• WHAT TO DO: Return every line below as is, leaving out the pictures.
-- start DATA LINES --
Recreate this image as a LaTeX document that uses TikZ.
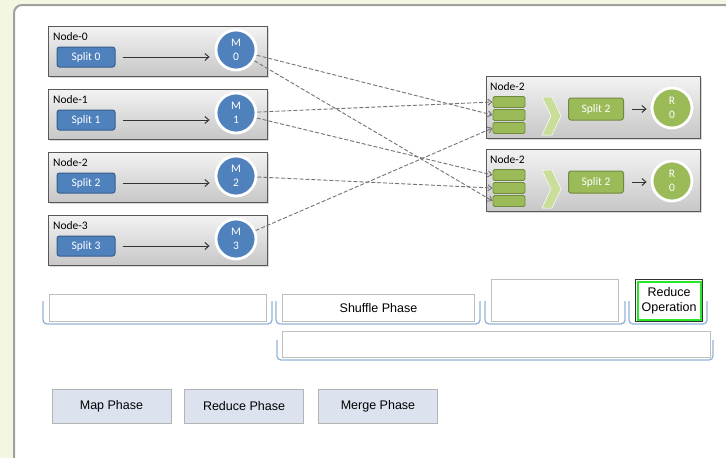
\documentclass[tikz,border=0pt]{standalone}
\usepackage{fontspec}
\setmainfont{Liberation Sans}
\newfontfamily\carl{Carlito}
\usetikzlibrary{arrows.meta,shadows}
\definecolor{bgc}{RGB}{243,246,225}
\definecolor{panelb}{RGB}{160,160,160}
\definecolor{mblue}{RGB}{79,129,189}
\definecolor{mblueb}{RGB}{56,93,138}
\definecolor{mgreen}{RGB}{155,187,89}
\definecolor{mgreenb}{RGB}{113,137,63}
\definecolor{chev}{RGB}{201,222,154}
\definecolor{brk}{RGB}{149,179,215}
\definecolor{btn}{RGB}{220,227,238}
\definecolor{btnb}{RGB}{180,180,180}
\definecolor{boxb}{RGB}{190,190,190}
\definecolor{opgreen}{RGB}{40,230,40}
\tikzset{
  hostbox/.style={draw=black!65, line width=1.2, top color=black!5, bottom color=black!22,
    minimum width=219, minimum height=50, anchor=north west, inner sep=0,
    drop shadow={shadow xshift=1.5pt, shadow yshift=-1.5pt, opacity=0.3}},
  hostlbl/.style={anchor=west, font=\carl\fontsize{11.5}{13}\selectfont, inner sep=1},
  splitbox/.style={draw=mblueb, line width=1, fill=mblue, rounded corners=2.5,
    minimum width=58, minimum height=20, inner sep=0, text=white,
    font=\carl\fontsize{11.5}{13}\selectfont},
  mcirc/.style={circle, draw=white, line width=2.8, fill=mblue, minimum size=40, inner sep=0,
    text=white, align=center, font=\carl\fontsize{11.5}{14}\selectfont,
    drop shadow={shadow xshift=1pt, shadow yshift=-1pt, opacity=0.35}},
  gsplit/.style={splitbox, draw=mgreenb, fill=mgreen, minimum width=55, minimum height=22},
  rcirc/.style={mcirc, fill=mgreen},
  queue/.style={draw=mgreenb, line width=0.8, fill=mgreen, rounded corners=1.5,
    minimum width=32, minimum height=11, inner sep=0},
  solidarrow/.style={draw=black!80, line width=1, -{Straight Barb[length=4pt,width=7pt]}},
  shuffle/.style={draw=black!55, line width=0.9, dash pattern=on 4pt off 2pt,
    -{Straight Barb[length=4pt,width=6pt]}},
  phasebox/.style={draw=boxb, line width=1, fill=white, anchor=north west, inner sep=0,
    font=\fontsize{12.5}{14.5}\selectfont},
  bracket/.style={draw=brk, line width=1.3, rounded corners=4},
  btnbox/.style={draw=btnb, line width=1, fill=btn, minimum width=119, minimum height=34,
    inner sep=0, font=\fontsize{12.5}{14.5}\selectfont},
}
\begin{document}
\begin{tikzpicture}[x=1pt,y=-1pt]
\useasboundingbox (0,0) rectangle (726,458);
\fill[bgc] (0,0) rectangle (726,458);
\filldraw[fill=white, draw=panelb, line width=2, rounded corners=8] (14,5) rectangle (760,490);

% map hosts
\foreach \i/\t in {0/26,1/89,2/152,3/215}{
  \node[hostbox] (n\i) at (48,\t) {};
  \node[hostlbl] (l\i) at (52,\t+11) {Node-\i};
  \node[splitbox] (s\i) at (86,\t+31) {Split \i};
  \node[mcirc] (m\i) at (236,\t+24) {M\\\i};
  \draw[solidarrow] ([xshift=7pt]s\i.east) -- ([xshift=-5pt]m\i.west |- s\i.east);
}

% reduce hosts
\foreach \j/\t in {1/76,2/149}{
  \node[hostbox, minimum width=214, minimum height=62] (rb\j) at (486,\t) {};
  \node[hostlbl] (rl\j) at (489,\t+11) {Node-2};
  \node[queue] (q\j1) at (509,\t+26) {};
  \node[queue] (q\j2) at (509,\t+39) {};
  \node[queue] (q\j3) at (509,\t+52) {};
  \fill[chev, draw=white, line width=0.5] (542,\t+21) -- (552,\t+21) -- (561,\t+40) -- (552,\t+59) -- (542,\t+59) -- (551,\t+40) -- cycle;
  \node[gsplit] (g\j) at (596,\t+33) {Split 2};
  \node[rcirc] (r\j) at (672,\t+32) {R\\0};
  \draw[solidarrow] ([xshift=8pt]g\j.east) -- ([xshift=-4pt]r\j.west |- g\j.east);
}

% shuffle connectors
\draw[shuffle] (m0) -- (q12.west);
\draw[shuffle] (m0) -- (q23.west);
\draw[shuffle] (m1) -- (q11.west);
\draw[shuffle] (m1) -- (q21.west);
\draw[shuffle] (m2) -- (q22.west);
\draw[shuffle] (m3) -- (q13.west);

% phase boxes
\node[phasebox, minimum width=217, minimum height=27] (e1) at (49,294) {};
\node[phasebox, minimum width=192, minimum height=27] (sh) at (282,294) {Shuffle Phase};
\node[phasebox, minimum width=127, minimum height=42] (e3) at (491,279) {};
\node[phasebox, draw=black!80, line width=1.2, minimum width=67, minimum height=42, align=center] (ro) at (635,279) {Reduce\\Operation};
\draw[opgreen, line width=2] ([shift={(2.6,2.6)}]ro.north west) rectangle ([shift={(-2.6,-2.6)}]ro.south east);
\node[phasebox, minimum width=428, minimum height=26] (lg) at (282,331) {};

% brackets
\draw[bracket] (43,301) -- (43,324) -- (272,324) -- (272,301);
\draw[bracket] (276,301) -- (276,324) -- (480,324) -- (480,301);
\draw[bracket] (485,301) -- (485,324) -- (625,324) -- (625,301);
\draw[bracket] (629,301) -- (629,324) -- (707,324) -- (707,301);
\draw[bracket] (277,340) -- (277,360) -- (713,360) -- (713,340);

% buttons
\node[btnbox] (bmap) at (111.5,406) {Map Phase};
\node[btnbox] (bred) at (244,406) {Reduce Phase};
\node[btnbox] (bmer) at (378,406) {Merge Phase};
\end{tikzpicture}
\end{document}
-- end DATA LINES --
• RESULT:
Recreate this image as a LaTeX document that uses TikZ.
\documentclass[tikz,border=0pt]{standalone}
\usepackage{fontspec}
\setmainfont{Liberation Sans}
\newfontfamily\carl{Carlito}
\usetikzlibrary{arrows.meta,shadows}
\definecolor{bgc}{RGB}{243,246,225}
\definecolor{panelb}{RGB}{160,160,160}
\definecolor{mblue}{RGB}{79,129,189}
\definecolor{mblueb}{RGB}{56,93,138}
\definecolor{mgreen}{RGB}{155,187,89}
\definecolor{mgreenb}{RGB}{113,137,63}
\definecolor{chev}{RGB}{201,222,154}
\definecolor{brk}{RGB}{149,179,215}
\definecolor{btn}{RGB}{220,227,238}
\definecolor{btnb}{RGB}{180,180,180}
\definecolor{boxb}{RGB}{190,190,190}
\definecolor{opgreen}{RGB}{40,230,40}
\tikzset{
  hostbox/.style={draw=black!65, line width=1.2, top color=black!5, bottom color=black!22,
    minimum width=219, minimum height=50, anchor=north west, inner sep=0,
    drop shadow={shadow xshift=1.5pt, shadow yshift=-1.5pt, opacity=0.3}},
  hostlbl/.style={anchor=west, font=\carl\fontsize{11.5}{13}\selectfont, inner sep=1},
  splitbox/.style={draw=mblueb, line width=1, fill=mblue, rounded corners=2.5,
    minimum width=58, minimum height=20, inner sep=0, text=white,
    font=\carl\fontsize{11.5}{13}\selectfont},
  mcirc/.style={circle, draw=white, line width=2.8, fill=mblue, minimum size=40, inner sep=0,
    text=white, align=center, font=\carl\fontsize{11.5}{14}\selectfont,
    drop shadow={shadow xshift=1pt, shadow yshift=-1pt, opacity=0.35}},
  gsplit/.style={splitbox, draw=mgreenb, fill=mgreen, minimum width=55, minimum height=22},
  rcirc/.style={mcirc, fill=mgreen},
  queue/.style={draw=mgreenb, line width=0.8, fill=mgreen, rounded corners=1.5,
    minimum width=32, minimum height=11, inner sep=0},
  solidarrow/.style={draw=black!80, line width=1, -{Straight Barb[length=4pt,width=7pt]}},
  shuffle/.style={draw=black!55, line width=0.9, dash pattern=on 4pt off 2pt,
    -{Straight Barb[length=4pt,width=6pt]}},
  phasebox/.style={draw=boxb, line width=1, fill=white, anchor=north west, inner sep=0,
    font=\fontsize{12.5}{14.5}\selectfont},
  bracket/.style={draw=brk, line width=1.3, rounded corners=4},
  btnbox/.style={draw=btnb, line width=1, fill=btn, minimum width=119, minimum height=34,
    inner sep=0, font=\fontsize{12.5}{14.5}\selectfont},
}
\begin{document}
\begin{tikzpicture}[x=1pt,y=-1pt]
\useasboundingbox (0,0) rectangle (726,458);
\fill[bgc] (0,0) rectangle (726,458);
\filldraw[fill=white, draw=panelb, line width=2, rounded corners=8] (14,5) rectangle (760,490);

% map hosts
\foreach \i/\t in {0/26,1/89,2/152,3/215}{
  \node[hostbox] (n\i) at (48,\t) {};
  \node[hostlbl] (l\i) at (52,\t+11) {Node-\i};
  \node[splitbox] (s\i) at (86,\t+31) {Split \i};
  \node[mcirc] (m\i) at (236,\t+24) {M\\\i};
  \draw[solidarrow] ([xshift=7pt]s\i.east) -- ([xshift=-5pt]m\i.west |- s\i.east);
}

% reduce hosts
\foreach \j/\t in {1/76,2/149}{
  \node[hostbox, minimum width=214, minimum height=62] (rb\j) at (486,\t) {};
  \node[hostlbl] (rl\j) at (489,\t+11) {Node-2};
  \node[queue] (q\j1) at (509,\t+26) {};
  \node[queue] (q\j2) at (509,\t+39) {};
  \node[queue] (q\j3) at (509,\t+52) {};
  \fill[chev, draw=white, line width=0.5] (542,\t+21) -- (552,\t+21) -- (561,\t+40) -- (552,\t+59) -- (542,\t+59) -- (551,\t+40) -- cycle;
  \node[gsplit] (g\j) at (596,\t+33) {Split 2};
  \node[rcirc] (r\j) at (672,\t+32) {R\\0};
  \draw[solidarrow] ([xshift=8pt]g\j.east) -- ([xshift=-4pt]r\j.west |- g\j.east);
}

% shuffle connectors
\draw[shuffle] (m0) -- (q12.west);
\draw[shuffle] (m0) -- (q23.west);
\draw[shuffle] (m1) -- (q11.west);
\draw[shuffle] (m1) -- (q21.west);
\draw[shuffle] (m2) -- (q22.west);
\draw[shuffle] (m3) -- (q13.west);

% phase boxes
\node[phasebox, minimum width=217, minimum height=27] (e1) at (49,294) {};
\node[phasebox, minimum width=192, minimum height=27] (sh) at (282,294) {Shuffle Phase};
\node[phasebox, minimum width=127, minimum height=42] (e3) at (491,279) {};
\node[phasebox, draw=black!80, line width=1.2, minimum width=67, minimum height=42, align=center] (ro) at (635,279) {Reduce\\Operation};
\draw[opgreen, line width=2] ([shift={(2.6,2.6)}]ro.north west) rectangle ([shift={(-2.6,-2.6)}]ro.south east);
\node[phasebox, minimum width=428, minimum height=26] (lg) at (282,331) {};

% brackets
\draw[bracket] (43,301) -- (43,324) -- (272,324) -- (272,301);
\draw[bracket] (276,301) -- (276,324) -- (480,324) -- (480,301);
\draw[bracket] (485,301) -- (485,324) -- (625,324) -- (625,301);
\draw[bracket] (629,301) -- (629,324) -- (707,324) -- (707,301);
\draw[bracket] (277,340) -- (277,360) -- (713,360) -- (713,340);

% buttons
\node[btnbox] (bmap) at (111.5,406) {Map Phase};
\node[btnbox] (bred) at (244,406) {Reduce Phase};
\node[btnbox] (bmer) at (378,406) {Merge Phase};
\end{tikzpicture}
\end{document}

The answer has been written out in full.